Notably, BIP361 is stalled, with no clear activation path and insufficient consensus. That stasis is itself informative: it reflects Bitcoin’s conservative upgrade culture, where the cost of changing the base layer is weighed not only in code risk, but in legitimacy risk.

Market structure and institutional confidence: the hidden cost of “protecting” lost coins

Even if a freeze were technically implementable, its market implications are complex. Immobilizing a large tranche of supply would effectively reduce the liquid float, which could create short-term upward price pressure if markets interpret the action as a supply contraction. Yet the same act could also trigger a confidence shock: if coins can be frozen by policy, then Bitcoin begins to resemble systems it was designed to route around.

This is where institutional concerns sharpen. For allocators such as pensions, endowments, and corporates, Bitcoin’s appeal is often framed in terms of:

• predictable monetary policy (fixed supply schedule), and
• credible settlement finality (ownership enforced by private keys and consensus rules).

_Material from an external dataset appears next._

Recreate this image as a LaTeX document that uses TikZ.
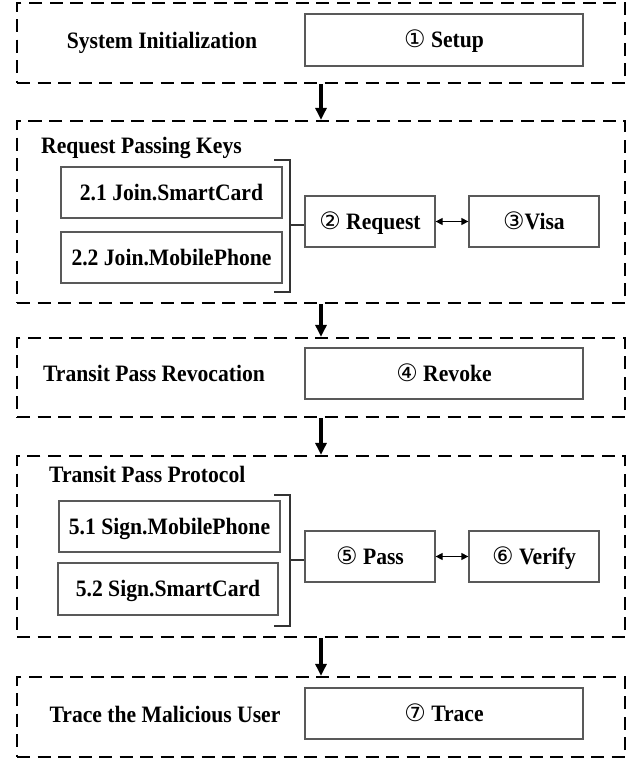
\documentclass[tikz,border=0pt]{standalone}
\usepackage{fontspec}
\setmainfont{Liberation Serif}[FakeStretch=0.92]
\newfontfamily\circfont{DejaVu Sans}
\usetikzlibrary{arrows.meta}
\newcommand{\cn}[1]{{\circfont\mdseries\fontsize{24}{26}\selectfont #1}}
\begin{document}
\begin{tikzpicture}[x=1pt,y=-1pt,
  phase/.style={draw, line width=2.3pt, dash pattern=on 13pt off 7.5pt, minimum width=608pt, inner sep=0pt},
  op/.style={draw=black!65, line width=1.3pt, fill=white, inner sep=0pt, minimum height=51pt, text height=15pt, text depth=0pt, font=\fontsize{23.5}{26}\selectfont\bfseries},
  lbl/.style={font=\fontsize{23.5}{26}\selectfont\bfseries, inner sep=0pt},
  flow/.style={line width=3.2pt, -{Triangle[length=12pt,width=11pt]}},
  dbl/.style={line width=1.3pt, {Triangle[length=7pt,width=7pt]}-{Triangle[length=7pt,width=7pt]}},
  brk/.style={line width=1.3pt, draw=black!80}]
\useasboundingbox (0,0) rectangle (643,764);
% phases
\node[phase, minimum height=80pt]  (p1) at (321,43) {};
\node[phase, minimum height=182pt] (p2) at (321,212) {};
\node[phase, minimum height=79pt]  (p3) at (321,377.5) {};
\node[phase, minimum height=181pt] (p4) at (321,546.5) {};
\node[phase, minimum height=80pt]  (p5) at (321,717) {};
% labels
\node[lbl, anchor=base] (t1) at (162,48) {System Initialization};
\node[lbl, anchor=base west] (t2) at (41,153) {Request Passing Keys};
\node[lbl, anchor=base] (t3) at (154,381) {Transit Pass Revocation};
\node[lbl, anchor=base west] (t4) at (49,482) {Transit Pass Protocol};
\node[lbl, anchor=base] (t5) at (165,722) {Trace the Malicious User};
% operations
\node[op, minimum width=278pt, minimum height=52pt] (setup) at (444,40) {\cn{①} Setup};
\node[op, minimum width=221pt] (sc) at (171.5,192.5) {2.1 Join.SmartCard};
\node[op, minimum width=221pt] (mp) at (171.5,257.5) {2.2 Join.MobilePhone};
\node[op, minimum width=130pt] (req) at (370,221.5) {\cn{②} Request};
\node[op, minimum width=130pt] (visa) at (534,221.5) {\cn{③}Visa};
\node[op, minimum width=278pt] (revoke) at (444,373.5) {\cn{④} Revoke};
\node[op, minimum width=221pt] (s51) at (169.5,526.5) {5.1 Sign.MobilePhone};
\node[op, minimum width=220pt, minimum height=52pt] (s52) at (168,589) {5.2 Sign.SmartCard};
\node[op, minimum width=130pt] (pass) at (370,556.5) {\cn{⑤} Pass};
\node[op, minimum width=130pt] (verify) at (534,556.5) {\cn{⑥} Verify};
\node[op, minimum width=278pt] (trace) at (444,713.5) {\cn{⑦} Trace};
% flow arrows
\draw[flow] (p1.south) -- (p2.north);
\draw[flow] (p2.south) -- (p3.north);
\draw[flow] (p3.south) -- (p4.north);
\draw[flow] (p4.south) -- (p5.north);
% brackets
\coordinate (k2t) at (290,160);
\coordinate (k2b) at (290,292);
\coordinate (k2m) at (290,225);
\draw[brk] ([xshift=-16pt]k2t) -- (k2t) -- (k2b) -- ([xshift=-16pt]k2b);
\draw[brk] (k2m) -- (k2m -| req.west);
\coordinate (k4t) at (290,495);
\coordinate (k4b) at (290,626);
\coordinate (k4m) at (290,560);
\draw[brk] ([xshift=-16pt]k4t) -- (k4t) -- (k4b) -- ([xshift=-16pt]k4b);
\draw[brk] (k4m) -- (k4m -| pass.west);
% double arrows
\draw[dbl] (req) -- (visa);
\draw[dbl] (pass) -- (verify);
\end{tikzpicture}
\end{document}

A governance intervention that freezes coins—regardless of intent—could be interpreted as weakening the second pillar. As commentators like Samuel Patt warn, the market may price in a new category of risk: governance discretion risk, where future interventions become thinkable. That risk premium could dampen institutional inflows, raise custody and compliance costs, and complicate Bitcoin’s positioning as “digital property” with clear, durable rights.

There is also a reflexive dynamic: the more the community debates extraordinary measures, the more traders may model tail scenarios—fork risk, contested upgrades, or abrupt liquidity shifts. In a macro environment already sensitive to volatility—rates, inflation expectations, and cross-border capital flows—Bitcoin’s cyclical nature could amplify any governance-driven uncertainty.

The strategic path forward: post-quantum readiness without rewriting Bitcoin’s ethos

The most consequential aspect of the BIP361 debate may be what it reveals: Bitcoin is entering an era where cryptographic agility becomes a strategic requirement, but its governance model is optimized for stability over speed. That tension is not easily resolved by a single proposal—especially one as sweeping as freezing dormant coins.

A more durable approach is likely to center on post-quantum migration pathways that preserve Bitcoin’s core principle—*spendability by valid signature*—while upgrading the signature assumptions over time. Practical steps being discussed across the industry include:

• Post-quantum signature research and standardization, including lattice-based schemes, with careful attention to on-chain footprint and verification costs.
• Hybrid wallet designs (classical + post-quantum keys), potentially via multisig or script policies that allow gradual adoption without forcing a flag day.
• Clear trigger criteria for emergency responses, so that “quantum readiness” is governed by transparent thresholds rather than ad hoc fear cycles.

Mati Greenspan’s caution—that uncertainty around quantum timelines may make drastic action premature—captures the central dilemma. Move too early, and Bitcoin risks undermining its own legitimacy. Move too late, and it risks confronting a security crisis under duress. The real test for Bitcoin’s next decade is whether it can evolve its cryptography without normalizing discretionary control—because the asset’s value proposition is not merely scarcity, but the credibility that no one can rewrite what ownership means.